Web3 Privacy Infrastructure: Zero-Knowledge Proofs and the Future of Confidential Transactions

Privacy has emerged as one of the most critical challenges in blockchain technology. While public ledgers provide unprecedented transparency, they also expose sensitive financial and personal data to anyone with network access. Zero-knowledge proof technology offers a solution, enabling verification without disclosure and transforming how we think about privacy in decentralized systems.
The Privacy Paradox
Blockchain's transparency is simultaneously its greatest strength and weakness. Every transaction is permanently recorded and publicly visible, creating an immutable audit trail that eliminates fraud and corruption. But this same transparency means that anyone can trace financial flows, analyze spending patterns, and build detailed profiles of wallet holders.
For individuals, this exposure creates security risks ranging from targeted phishing attacks to physical threats. For businesses, it reveals competitive intelligence, customer relationships, and strategic financial positions. The lack of privacy has become a significant barrier to mainstream adoption.
Zero-Knowledge Solutions
Zero-knowledge proofs (ZKPs) address this paradox by enabling one party to prove knowledge of information without revealing the information itself. In blockchain contexts, this means proving you have sufficient funds for a transaction without revealing your balance, or proving compliance with regulations without exposing your entire transaction history.
The technology has matured significantly. What began as theoretical constructs are now production systems processing millions of transactions across multiple chains. Modern ZK rollups bundle thousands of transactions into single proofs, dramatically increasing throughput while inheriting the security of underlying layer-one chains.
Technical Infrastructure
Implementing zero-knowledge privacy requires sophisticated infrastructure. Provers must generate cryptographic proofs that are computationally intensive to create but efficient to verify. This asymmetry enables scalability: expensive proof generation happens off-chain while verification remains accessible to any network participant.
The ecosystem has evolved to support this complexity.
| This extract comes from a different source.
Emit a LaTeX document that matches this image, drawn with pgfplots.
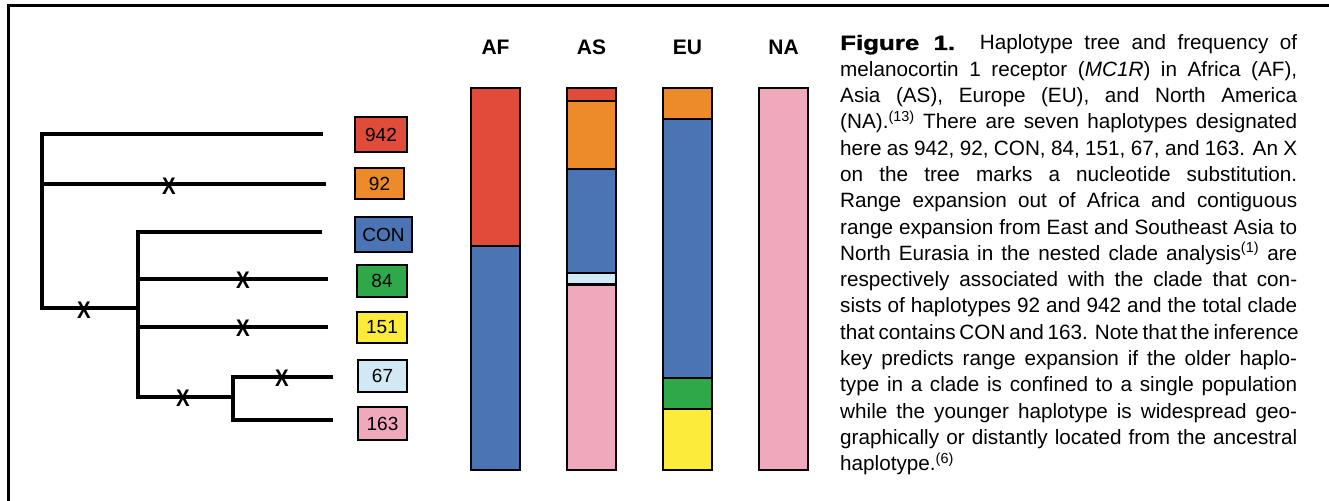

Specialized hardware accelerates proof generation. Standardized protocols ensure interoperability between different ZK systems. And developer frameworks abstract the underlying cryptography, making privacy features accessible to applications without requiring deep mathematical expertise.
Regulatory Considerations
Privacy technology exists in tension with regulatory frameworks designed to prevent money laundering, tax evasion, and other financial crimes. This is not an insurmountable conflict. Selective disclosure mechanisms enable users to prove compliance to authorized parties while maintaining privacy from the general public.
Forward-thinking jurisdictions are recognizing this balance. Regulatory guidance increasingly acknowledges that privacy is a legitimate user need that can coexist with anti-money laundering requirements. The key is designing systems where privacy is the default but transparency is available when legally required.
User Experience Evolution
Early privacy solutions required significant technical sophistication, limiting adoption to cryptography enthusiasts. The user experience has improved dramatically. Modern privacy features integrate seamlessly into familiar wallet interfaces and applications. Users benefit from privacy protections without needing to understand the underlying ZK mathematics.
This accessibility is crucial for mainstream adoption. Privacy must be the default, not an opt-in feature that only technical users discover. The infrastructure is approaching this threshold, with privacy-preserving transactions becoming as straightforward as traditional transparent ones.
What Comes Next
Zero-knowledge technology is expanding beyond simple transaction privacy. Identity systems allow users to prove attributes about themselves without revealing underlying personal data. Private voting enables governance participation without exposing political preferences. And verifiable computation lets users prove that complex calculations were performed correctly without re-executing them.
The convergence of these capabilities is creating infrastructure for a genuinely private internet. Users will control what information they share, with whom, and for what purposes. This represents a fundamental shift from today's surveillance-based models to user-centric data sovereignty.
TL;DR
Zero-knowledge proofs enable Web3 privacy by allowing transaction verification without disclosure. This technology solves blockchain's transparency paradox, protecting users from security risks while maintaining auditability. Modern ZK rollups process millions of transactions efficiently, with specialized hardware and developer frameworks making privacy accessible. Regulatory tensions are addressed through selective disclosure mechanisms that enable compliance without public exposure. User experience has improved dramatically, with privacy becoming the default rather than an opt-in feature. Looking forward, ZK technology is expanding into identity systems, private voting, and verifiable computation, creating infrastructure for user-centric data sovereignty across the internet.